TASK REQUIREMENTS =>
Retype every line from the start of the data down to and including the line with "plt.rcParams['font.family'] = ['Open". Skip the pictures.

## BEGIN

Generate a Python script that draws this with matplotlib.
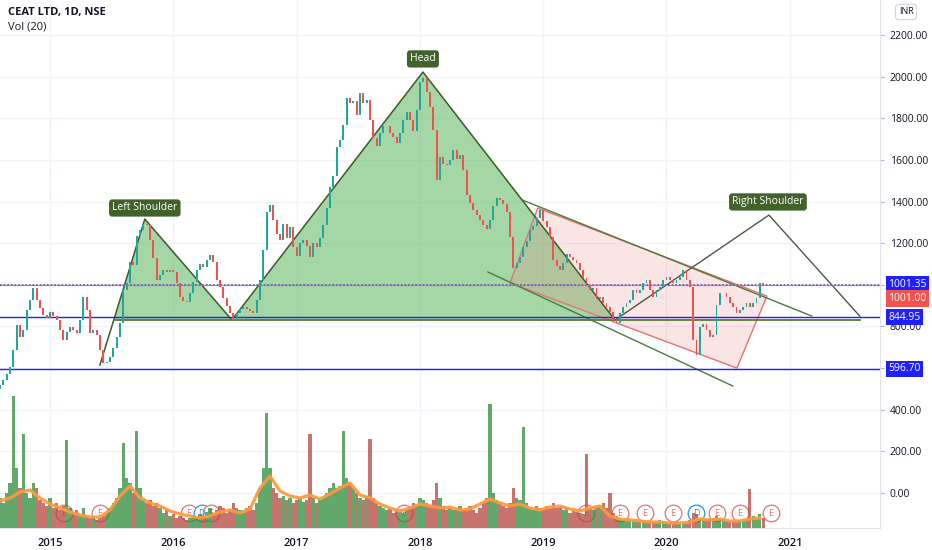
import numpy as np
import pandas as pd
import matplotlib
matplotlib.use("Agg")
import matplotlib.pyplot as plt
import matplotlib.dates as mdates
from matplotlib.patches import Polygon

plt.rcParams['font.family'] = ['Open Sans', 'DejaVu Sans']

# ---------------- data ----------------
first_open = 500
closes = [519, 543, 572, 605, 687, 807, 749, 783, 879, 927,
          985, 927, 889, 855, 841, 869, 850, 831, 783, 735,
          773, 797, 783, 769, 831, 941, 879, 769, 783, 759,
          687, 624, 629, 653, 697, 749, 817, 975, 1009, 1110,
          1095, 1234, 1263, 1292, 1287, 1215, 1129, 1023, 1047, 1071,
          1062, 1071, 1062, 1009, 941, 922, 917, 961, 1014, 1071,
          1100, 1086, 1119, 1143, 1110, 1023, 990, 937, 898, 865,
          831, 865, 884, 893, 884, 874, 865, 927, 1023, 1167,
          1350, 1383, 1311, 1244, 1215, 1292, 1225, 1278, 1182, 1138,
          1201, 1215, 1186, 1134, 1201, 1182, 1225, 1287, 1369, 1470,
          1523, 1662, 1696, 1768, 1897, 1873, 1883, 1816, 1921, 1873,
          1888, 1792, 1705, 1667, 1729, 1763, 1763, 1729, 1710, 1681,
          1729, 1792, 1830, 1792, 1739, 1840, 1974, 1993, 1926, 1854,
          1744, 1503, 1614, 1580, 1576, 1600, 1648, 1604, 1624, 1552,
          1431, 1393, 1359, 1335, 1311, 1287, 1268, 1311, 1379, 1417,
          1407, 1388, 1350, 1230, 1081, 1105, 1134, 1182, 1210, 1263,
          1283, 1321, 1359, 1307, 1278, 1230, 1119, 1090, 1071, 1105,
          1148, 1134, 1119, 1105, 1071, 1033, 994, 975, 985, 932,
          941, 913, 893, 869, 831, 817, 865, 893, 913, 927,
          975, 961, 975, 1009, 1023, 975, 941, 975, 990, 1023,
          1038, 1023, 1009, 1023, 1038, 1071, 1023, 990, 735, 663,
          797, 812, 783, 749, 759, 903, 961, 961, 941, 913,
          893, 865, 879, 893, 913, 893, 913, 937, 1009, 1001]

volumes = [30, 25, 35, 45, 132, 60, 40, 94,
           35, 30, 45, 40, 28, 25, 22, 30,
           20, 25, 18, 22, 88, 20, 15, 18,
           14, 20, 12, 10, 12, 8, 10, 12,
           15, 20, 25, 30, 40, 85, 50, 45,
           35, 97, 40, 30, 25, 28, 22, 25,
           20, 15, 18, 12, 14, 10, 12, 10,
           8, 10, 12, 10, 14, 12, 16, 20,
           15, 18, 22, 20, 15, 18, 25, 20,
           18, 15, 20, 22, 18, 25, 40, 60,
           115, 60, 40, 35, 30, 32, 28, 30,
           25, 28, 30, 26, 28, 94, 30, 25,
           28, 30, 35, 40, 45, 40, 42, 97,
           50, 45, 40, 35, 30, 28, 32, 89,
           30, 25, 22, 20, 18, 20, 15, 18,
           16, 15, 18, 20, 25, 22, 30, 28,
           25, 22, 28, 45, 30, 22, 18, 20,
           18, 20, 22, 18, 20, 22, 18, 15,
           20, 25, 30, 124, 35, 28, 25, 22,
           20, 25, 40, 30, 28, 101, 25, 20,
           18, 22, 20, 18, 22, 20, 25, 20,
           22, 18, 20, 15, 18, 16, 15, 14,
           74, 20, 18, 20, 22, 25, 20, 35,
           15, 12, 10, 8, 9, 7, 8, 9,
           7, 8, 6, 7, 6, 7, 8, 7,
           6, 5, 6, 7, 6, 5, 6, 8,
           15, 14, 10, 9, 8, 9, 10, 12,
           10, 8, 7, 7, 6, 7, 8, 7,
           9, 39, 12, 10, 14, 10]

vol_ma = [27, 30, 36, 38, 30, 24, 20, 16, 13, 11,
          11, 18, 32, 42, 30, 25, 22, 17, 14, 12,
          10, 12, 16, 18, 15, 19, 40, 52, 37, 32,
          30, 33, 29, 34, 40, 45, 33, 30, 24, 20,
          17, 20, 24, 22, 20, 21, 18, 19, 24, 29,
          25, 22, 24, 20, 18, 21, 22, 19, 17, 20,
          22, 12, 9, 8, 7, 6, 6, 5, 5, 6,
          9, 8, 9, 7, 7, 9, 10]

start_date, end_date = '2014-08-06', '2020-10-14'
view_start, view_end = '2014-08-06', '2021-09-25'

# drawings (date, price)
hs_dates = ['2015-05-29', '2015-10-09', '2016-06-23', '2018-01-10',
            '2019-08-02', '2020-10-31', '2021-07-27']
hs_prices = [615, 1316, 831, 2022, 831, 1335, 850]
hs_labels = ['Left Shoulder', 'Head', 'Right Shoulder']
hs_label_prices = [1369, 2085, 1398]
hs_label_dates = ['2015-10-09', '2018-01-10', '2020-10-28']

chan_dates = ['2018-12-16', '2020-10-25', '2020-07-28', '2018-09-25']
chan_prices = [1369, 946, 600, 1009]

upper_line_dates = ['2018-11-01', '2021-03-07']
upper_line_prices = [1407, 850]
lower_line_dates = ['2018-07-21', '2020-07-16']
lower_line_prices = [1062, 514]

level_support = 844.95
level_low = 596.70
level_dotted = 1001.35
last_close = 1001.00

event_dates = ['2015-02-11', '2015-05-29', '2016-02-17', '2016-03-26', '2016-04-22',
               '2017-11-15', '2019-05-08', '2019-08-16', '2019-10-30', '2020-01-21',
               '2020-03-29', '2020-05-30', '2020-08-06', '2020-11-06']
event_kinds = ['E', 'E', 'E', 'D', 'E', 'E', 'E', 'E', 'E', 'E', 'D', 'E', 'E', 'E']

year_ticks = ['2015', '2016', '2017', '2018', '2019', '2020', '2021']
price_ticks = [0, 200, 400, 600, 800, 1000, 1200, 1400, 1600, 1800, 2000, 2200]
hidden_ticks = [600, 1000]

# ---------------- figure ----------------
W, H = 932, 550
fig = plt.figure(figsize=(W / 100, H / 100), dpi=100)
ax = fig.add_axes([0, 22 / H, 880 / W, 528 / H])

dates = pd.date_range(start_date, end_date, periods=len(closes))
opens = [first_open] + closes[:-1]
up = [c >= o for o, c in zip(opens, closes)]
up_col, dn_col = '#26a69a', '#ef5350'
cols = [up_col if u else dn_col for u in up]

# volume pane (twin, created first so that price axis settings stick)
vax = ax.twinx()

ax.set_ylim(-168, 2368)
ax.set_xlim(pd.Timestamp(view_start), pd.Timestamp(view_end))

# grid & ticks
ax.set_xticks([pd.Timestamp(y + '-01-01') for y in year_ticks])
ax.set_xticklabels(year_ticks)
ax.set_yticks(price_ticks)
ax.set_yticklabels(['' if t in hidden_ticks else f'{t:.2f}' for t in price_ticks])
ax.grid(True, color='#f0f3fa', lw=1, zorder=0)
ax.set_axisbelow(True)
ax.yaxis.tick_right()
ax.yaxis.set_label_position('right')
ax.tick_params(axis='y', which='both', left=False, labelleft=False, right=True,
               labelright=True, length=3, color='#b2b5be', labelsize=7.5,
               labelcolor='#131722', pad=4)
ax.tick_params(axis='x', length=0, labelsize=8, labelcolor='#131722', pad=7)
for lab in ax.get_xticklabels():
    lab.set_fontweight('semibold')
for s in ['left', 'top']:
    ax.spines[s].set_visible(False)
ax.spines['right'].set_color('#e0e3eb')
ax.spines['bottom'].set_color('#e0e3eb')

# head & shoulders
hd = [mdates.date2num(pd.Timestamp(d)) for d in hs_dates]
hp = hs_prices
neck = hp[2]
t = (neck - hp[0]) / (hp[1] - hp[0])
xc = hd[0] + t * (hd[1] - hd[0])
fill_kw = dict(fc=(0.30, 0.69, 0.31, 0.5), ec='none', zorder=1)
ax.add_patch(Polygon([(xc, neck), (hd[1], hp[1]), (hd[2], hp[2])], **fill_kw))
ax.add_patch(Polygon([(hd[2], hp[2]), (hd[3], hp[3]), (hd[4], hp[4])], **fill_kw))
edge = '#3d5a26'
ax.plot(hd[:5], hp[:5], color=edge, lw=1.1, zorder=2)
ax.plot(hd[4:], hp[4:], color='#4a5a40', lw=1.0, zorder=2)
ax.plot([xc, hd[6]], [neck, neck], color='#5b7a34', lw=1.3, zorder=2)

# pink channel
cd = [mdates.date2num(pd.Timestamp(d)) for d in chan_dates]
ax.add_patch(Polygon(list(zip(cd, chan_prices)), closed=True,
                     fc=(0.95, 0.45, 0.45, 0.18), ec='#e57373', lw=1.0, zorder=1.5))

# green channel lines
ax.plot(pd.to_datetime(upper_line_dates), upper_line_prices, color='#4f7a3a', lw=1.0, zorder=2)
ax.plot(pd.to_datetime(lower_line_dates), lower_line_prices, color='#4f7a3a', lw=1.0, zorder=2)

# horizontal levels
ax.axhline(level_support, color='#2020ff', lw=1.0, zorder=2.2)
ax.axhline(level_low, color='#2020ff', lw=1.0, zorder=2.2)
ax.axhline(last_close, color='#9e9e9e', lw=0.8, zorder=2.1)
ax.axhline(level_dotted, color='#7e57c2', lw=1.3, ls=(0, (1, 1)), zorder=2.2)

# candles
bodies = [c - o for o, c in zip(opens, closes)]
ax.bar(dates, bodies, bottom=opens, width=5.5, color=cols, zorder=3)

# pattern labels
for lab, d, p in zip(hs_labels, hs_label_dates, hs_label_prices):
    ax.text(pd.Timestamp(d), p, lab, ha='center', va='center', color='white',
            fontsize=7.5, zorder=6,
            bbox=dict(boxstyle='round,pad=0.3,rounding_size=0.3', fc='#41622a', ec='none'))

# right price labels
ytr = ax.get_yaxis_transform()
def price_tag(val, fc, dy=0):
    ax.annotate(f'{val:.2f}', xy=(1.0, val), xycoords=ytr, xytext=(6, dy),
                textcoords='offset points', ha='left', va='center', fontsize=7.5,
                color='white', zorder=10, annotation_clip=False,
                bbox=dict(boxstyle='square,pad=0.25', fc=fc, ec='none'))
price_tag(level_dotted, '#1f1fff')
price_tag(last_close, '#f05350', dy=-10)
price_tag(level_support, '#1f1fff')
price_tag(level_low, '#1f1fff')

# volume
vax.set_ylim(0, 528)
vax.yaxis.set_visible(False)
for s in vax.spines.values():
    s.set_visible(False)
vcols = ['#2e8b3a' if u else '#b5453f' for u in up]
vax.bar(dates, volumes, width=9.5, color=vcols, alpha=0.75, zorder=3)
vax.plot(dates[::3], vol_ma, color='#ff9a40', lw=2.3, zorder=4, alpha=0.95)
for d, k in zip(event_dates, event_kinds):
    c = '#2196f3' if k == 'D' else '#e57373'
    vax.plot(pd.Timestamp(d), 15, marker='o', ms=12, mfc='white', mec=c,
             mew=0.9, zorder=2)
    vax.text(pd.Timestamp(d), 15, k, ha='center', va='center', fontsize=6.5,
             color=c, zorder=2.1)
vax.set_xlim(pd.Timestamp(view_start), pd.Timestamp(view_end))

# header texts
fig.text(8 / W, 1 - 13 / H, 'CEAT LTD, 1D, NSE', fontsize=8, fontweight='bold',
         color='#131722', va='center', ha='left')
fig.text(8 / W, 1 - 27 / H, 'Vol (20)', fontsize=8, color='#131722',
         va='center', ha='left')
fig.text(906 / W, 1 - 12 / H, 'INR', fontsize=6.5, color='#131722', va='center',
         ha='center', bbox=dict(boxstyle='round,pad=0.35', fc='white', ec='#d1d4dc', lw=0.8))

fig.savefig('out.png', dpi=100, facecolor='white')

## END

RESPONSE TO THIS EXERCISE =>
Generate a Python script that draws this with matplotlib.
import numpy as np
import pandas as pd
import matplotlib
matplotlib.use("Agg")
import matplotlib.pyplot as plt
import matplotlib.dates as mdates
from matplotlib.patches import Polygon

plt.rcParams['font.family'] = ['Open Sans', 'DejaVu Sans']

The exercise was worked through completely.